Definitions contained in the chart distributed on the first day of the
session are based on contributions made by several delegations in previous
SCCR meetings, Moscoso said. In particular, the document refers to some
definitions in Article 5 of the draft text, and to some definitions
from a treaty
text proposal
<http://www.wipo.int/edocs/mdocs/copyright/en/sccr_27/sccr_27_6.pdf> [pdf]
submitted by several countries in May (Armenia, Azerbaijan, Belarus,
Kazakhstan, Kyrgyzstan, Russia, Tajikistan, Turkmenistan, Ukraine and
Uzbekistan).

The document also includes existing definitions in international treaties:
WIPO Beijing Treaty on Audiovisual Performances; WIPO Performances and
Phonograms Treaty; and the Rome Convention for the Protection of
Performers, Producers of Phonograms and Broadcasting Organizations.

Moscoso reported progress in the plenary on the second day of the meeting,
both in the morning and in the afternoon.

In the morning, new WIPO Deputy Director General for the Culture and
Creative Industries Sector Ann Leer said she “was encouraged to see so much
positive energy and commitment.” She said several member states gave “very
valuable contributions,” such as the European Union asking for a treaty
“which is meaningful in terms of the technological reality,” and was echoed
by the Czech Republic and Belarus.

“It echoed around the room,” she said “we want a meaningful treaty that
will enhance and promote and protect intellectual property in the
broadcasting world.” She concluded with a wish for the delegates “to keep
up the good work,” adding she would be checking on the progress the
following day.

At the beginning of the afternoon session, Moscoso said that efforts were
being made in informal sessions to bridge gaps between several elements of
definitions, and ponder if they should be included or not, so as to narrow
the positions on those definitions.
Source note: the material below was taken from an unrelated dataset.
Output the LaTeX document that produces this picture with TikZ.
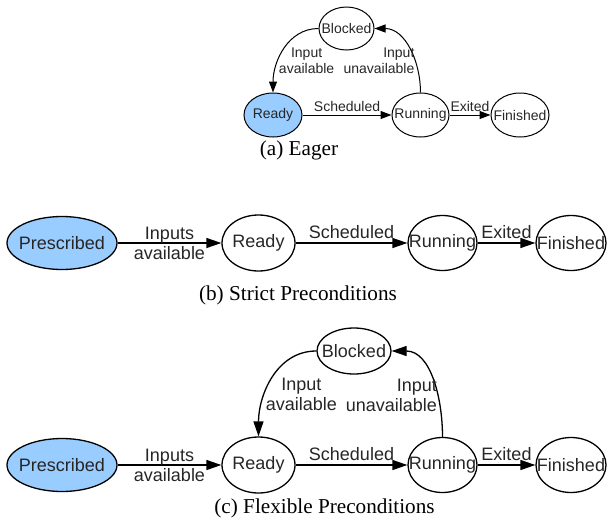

He also said work was done on the
previous charts because of their interconnection with definitions.

He mentioned that the issue of pre-broadcast signals, signals that are not
yet broadcast, was discussed and “some interesting road” was taken, with a
possibility of having a different set of rights for pre-broadcast signals
to protect them from piracy. This avenue might mellow “the total resistance
that arose some meetings ago,” and allow for further discussions on the
possibilities to address the issue, he said, but views are still divergent.

Civil Society Worried About Scope

Several non-governmental organisations (NGO) took the floor to comment on
the ongoing discussions on definitions.

Knowledge Ecology International’s representative said it is more
appropriate to provide protection for free services that are traditionally
provided by radio and television and less appropriate for pay services. He
added that following a number of discussions in the SCCR, there should be a
definition of live sport broadcast. It might be that in some cases a more
extensive protection would be provided for live broadcast, as this area
presents particular challenges within the copyright system, he said.
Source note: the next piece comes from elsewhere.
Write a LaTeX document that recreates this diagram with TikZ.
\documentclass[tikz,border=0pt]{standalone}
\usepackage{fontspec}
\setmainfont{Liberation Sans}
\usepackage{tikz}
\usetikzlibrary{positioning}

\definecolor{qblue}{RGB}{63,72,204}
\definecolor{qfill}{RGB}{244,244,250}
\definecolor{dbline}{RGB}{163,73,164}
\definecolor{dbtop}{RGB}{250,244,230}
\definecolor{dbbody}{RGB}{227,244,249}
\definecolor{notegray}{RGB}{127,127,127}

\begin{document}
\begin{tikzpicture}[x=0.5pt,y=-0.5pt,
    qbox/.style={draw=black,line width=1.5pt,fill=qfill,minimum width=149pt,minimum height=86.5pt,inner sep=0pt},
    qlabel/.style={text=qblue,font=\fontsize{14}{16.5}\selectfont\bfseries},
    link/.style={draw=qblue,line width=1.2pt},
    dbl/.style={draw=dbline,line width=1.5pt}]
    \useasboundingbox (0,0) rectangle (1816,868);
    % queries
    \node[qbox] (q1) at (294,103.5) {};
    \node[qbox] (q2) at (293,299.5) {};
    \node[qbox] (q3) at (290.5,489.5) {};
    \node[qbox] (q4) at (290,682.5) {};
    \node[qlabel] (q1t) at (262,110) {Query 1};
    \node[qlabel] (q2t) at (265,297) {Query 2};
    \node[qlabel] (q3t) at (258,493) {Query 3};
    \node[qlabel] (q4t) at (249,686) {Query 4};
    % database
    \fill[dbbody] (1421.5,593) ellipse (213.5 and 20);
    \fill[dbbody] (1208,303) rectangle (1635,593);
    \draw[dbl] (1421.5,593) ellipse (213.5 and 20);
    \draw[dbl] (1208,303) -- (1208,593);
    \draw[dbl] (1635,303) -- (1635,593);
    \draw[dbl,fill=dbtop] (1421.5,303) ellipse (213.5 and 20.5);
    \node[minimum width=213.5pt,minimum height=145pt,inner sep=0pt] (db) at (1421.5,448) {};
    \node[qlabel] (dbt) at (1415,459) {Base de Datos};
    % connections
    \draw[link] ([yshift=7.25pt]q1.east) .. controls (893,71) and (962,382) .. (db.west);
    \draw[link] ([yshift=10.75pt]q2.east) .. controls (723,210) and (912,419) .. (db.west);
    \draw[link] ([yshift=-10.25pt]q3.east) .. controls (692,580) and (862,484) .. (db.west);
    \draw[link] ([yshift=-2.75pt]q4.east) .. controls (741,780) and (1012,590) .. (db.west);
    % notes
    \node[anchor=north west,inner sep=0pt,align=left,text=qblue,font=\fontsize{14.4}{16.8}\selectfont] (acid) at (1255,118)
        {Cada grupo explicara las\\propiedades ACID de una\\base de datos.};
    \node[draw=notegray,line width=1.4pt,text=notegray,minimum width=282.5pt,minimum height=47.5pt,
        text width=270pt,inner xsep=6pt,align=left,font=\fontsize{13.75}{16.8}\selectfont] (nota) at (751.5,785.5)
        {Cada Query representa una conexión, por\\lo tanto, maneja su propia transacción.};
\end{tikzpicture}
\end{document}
The main concern on definition, KEI said, is that there is no guarantee
that the treaty will not apply to anyone who creates a web page or anybody
who creates a method of distributing information. It is problematic, he
said, “in the sense that wireless technologies are now quite ubiquitous in
terms of receiving internet transmissions.”

The TransAtlantic Consumer Dialogue representative said he was concerned
that the scope of the definitions discussed and the protection of rights
could mean a threat to access to culture, to freedom of speech and to the
public domain, in particular public broadcasting signals. He advised
avoiding post-fixation rights by having a very narrow definition of
simultaneous or near simultaneous traditional broadcasting signals to the
public in the air.

The Electronic Frontier Foundation said the treaty should be limited to
addressing the unauthorised simultaneous and near-simultaneous
retransmission of traditional broadcast to the public, “without assigning
new exclusive rights in the content of those signals.” Creating new
exclusive rights in post-broadcast fixation would impede access to public
domain materiel, and material over which copyright limitations and
exceptions may apply, said the representative.
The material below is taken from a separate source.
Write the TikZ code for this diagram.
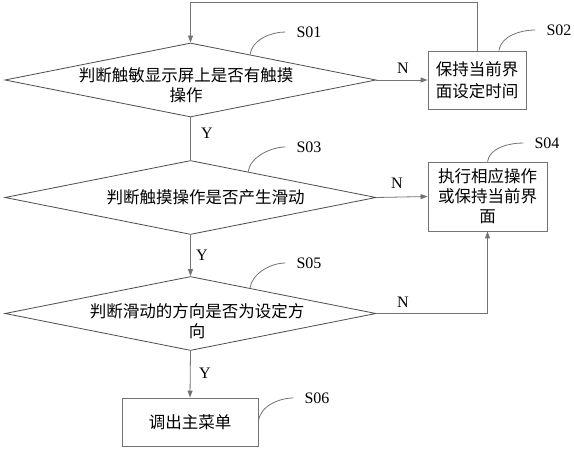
\documentclass[tikz,border=0pt]{standalone}
\usepackage{fontspec}
\setmainfont{Liberation Serif}
\newfontfamily\cjk{Noto Sans CJK SC}
\usetikzlibrary{shapes.geometric,arrows.meta,calc}

\definecolor{linegray}{gray}{0.45}
\definecolor{diamgray}{gray}{0.30}
\newcommand\cjkfont{\cjk\fontsize{16.5bp}{20bp}\selectfont}
\newcommand\latfont{\fontsize{16bp}{16bp}\selectfont}

\tikzset{
  judge/.style={diamond, draw=diamgray, line width=0.8bp, minimum width=371bp, minimum height=74bp, inner sep=0pt},
  procbox/.style={rectangle, draw=linegray, line width=0.8bp, align=center, font=\cjkfont, inner sep=0pt},
  txt/.style={align=center, font=\cjkfont, inner sep=0pt},
  yn/.style={font=\latfont, inner sep=0pt},
  tag/.style={font=\latfont, inner xsep=11bp, inner ysep=0pt},
  flow/.style={draw=linegray, line width=0.8bp},
  arr/.style={flow, -{Triangle[length=7bp,width=5bp]}}
}

\begin{document}
\begin{tikzpicture}[x=1bp,y=-1bp]
    \useasboundingbox (0,0) rectangle (574,450);

    % decisions
    \node[judge] (d1) at (190.5,80) {};
    \node[judge] (d2) at (190.5,197.5) {};
    \node[judge] (d3) at (190.5,313.5) {};
    \node[txt] (t1) at (186,85) {判断触敏显示屏上是否有触摸\\操作};
    \node[txt] (t2) at (205.5,197.5) {判断触摸操作是否产生滑动};
    \node[txt] (t3) at (197,321) {判断滑动的方向是否为设定方\\向};

    % boxes
    \node[procbox, minimum width=98bp, minimum height=58bp] (s02) at (477,80) {保持当前界\\[2bp]面设定时间};
    \node[procbox, minimum width=119bp, minimum height=69bp] (s04) at (487.5,196.5) {执行相应操作\\或保持当前界\\面};
    \node[procbox, minimum width=136bp, minimum height=48bp] (s06) at (190,422) {调出主菜单};

    % connectors
    \draw[arr] (s02.north) -- ++(0,-48) -| (d1.north);
    \draw[arr] (d1.east) -- (s02.west);
    \draw[flow] (d1.south) -- (d2.north);
    \draw[arr] (d2.east) -- (s04.west);
    \draw[arr] (d2.south) -- (d3.north);
    \draw[arr] (d3.east) -| (s04.south);
    \draw[arr] (d3.south) -- (s06.north);

    \node[yn] (n1) at (403,68) {N};
    \node[yn] (n2) at (397,183) {N};
    \node[yn] (n3) at (403,302) {N};
    \node[yn] (y1) at (207,133) {Y};
    \node[yn] (y2) at (202,255) {Y};
    \node[yn] (y3) at (205,373) {Y};

    % step tags
    \node[tag] (l1) at (309,32) {S01};
    \node[tag] (l2) at (559,30) {S02};
    \node[tag] (l3) at (309,147) {S03};
    \node[tag] (l4) at (547,143) {S04};
    \node[tag] (l5) at (309,263) {S05};
    \node[tag] (l6) at (317,398) {S06};

    \draw[flow] ($(d1.north)!0.32!(d1.east)$) .. controls +(2,-15) and +(-14,0) .. (l1.west);
    \draw[flow] ([xshift=22bp]s02.north) .. controls +(2,-15) and +(-14,0) .. (l2.west);
    \draw[flow] ($(d2.north)!0.31!(d2.east)$) .. controls +(2,-15) and +(-14,0) .. (l3.west);
    \draw[flow] (s04.north) .. controls +(2,-14) and +(-14,0) .. (l4.west);
    \draw[flow] ($(d3.north)!0.32!(d3.east)$) .. controls +(2,-15) and +(-14,0) .. (l5.west);
    \draw[flow] (s06.east) .. controls +(1,-16) and +(-14,0) .. (l6.west);
\end{tikzpicture}
\end{document}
Broadcasters Claim Gap in Copyright System

The European Broadcasting Union (EBU) stressed the importance of having a
treaty adaptable to future technological developments, and of protecting
pre-broadcast signal as piracy of that signal can take place before the
broadcast for which broadcasters have acquired the rights to that signal or
the content of that signal.

The British Copyright Council said there is a gap within the international
copyright framework, which is used by “those who wish to side step the
legitimate interests of copyright owners in an increasingly technological
world.”

The gap should not be “filled by one set of rights replacing others,” the
representative said, but filled in a way that compliments their effective
application in the future, he added. “The unauthorised access undermines
not only the value of the services provided by the broadcasting
organisations, but also the value of rights carried by the signals issued
by those broadcasting organisations,” he said.

The BCC representative added that keeping the definition of broadcast
distinct from broadcasting organisations who may be recognised as the
owners of any relevant rights is important.

Content Producers: Broadcasters Have to Respect their Rights

IFPI, which said it represents the recording industry worldwide, said
recorded music is essential content for broadcasters, “yet, in some
countries, artists and record companies have no or very limited rights as
regards the use of the sound recordings in broadcasting.”

The representative added that a treaty, to which IFPI does not object,
creating yet another layer of rights to broadcast organisations, should as
a precondition require that contracting parties grant adequate broadcasting
rights to artists and record companies.

The representative added that the definition in the treaty “should not blur
the traditional definitions used in international copyright treaties, in
particular that of broadcasting and other transmission activities.” She
also said distinction should be made between broadcast organisations and
other transmitting entities, and the treaty should be limited to protection
required to fight signal theft.

The International Federation of Film Producers Associations (FIAPF) said
signal theft affects the economic sustainability of broadcasting
organisations, which are a substantial market for the film industry. The
representative said FIAPF supports “a signal-based technologically neutral
treaty.”

On the protection to be awarded, he said “we do not believe this protection
requires granting exclusive rights as they may conflict directly with
exclusive rights of individual content producers and distributors.”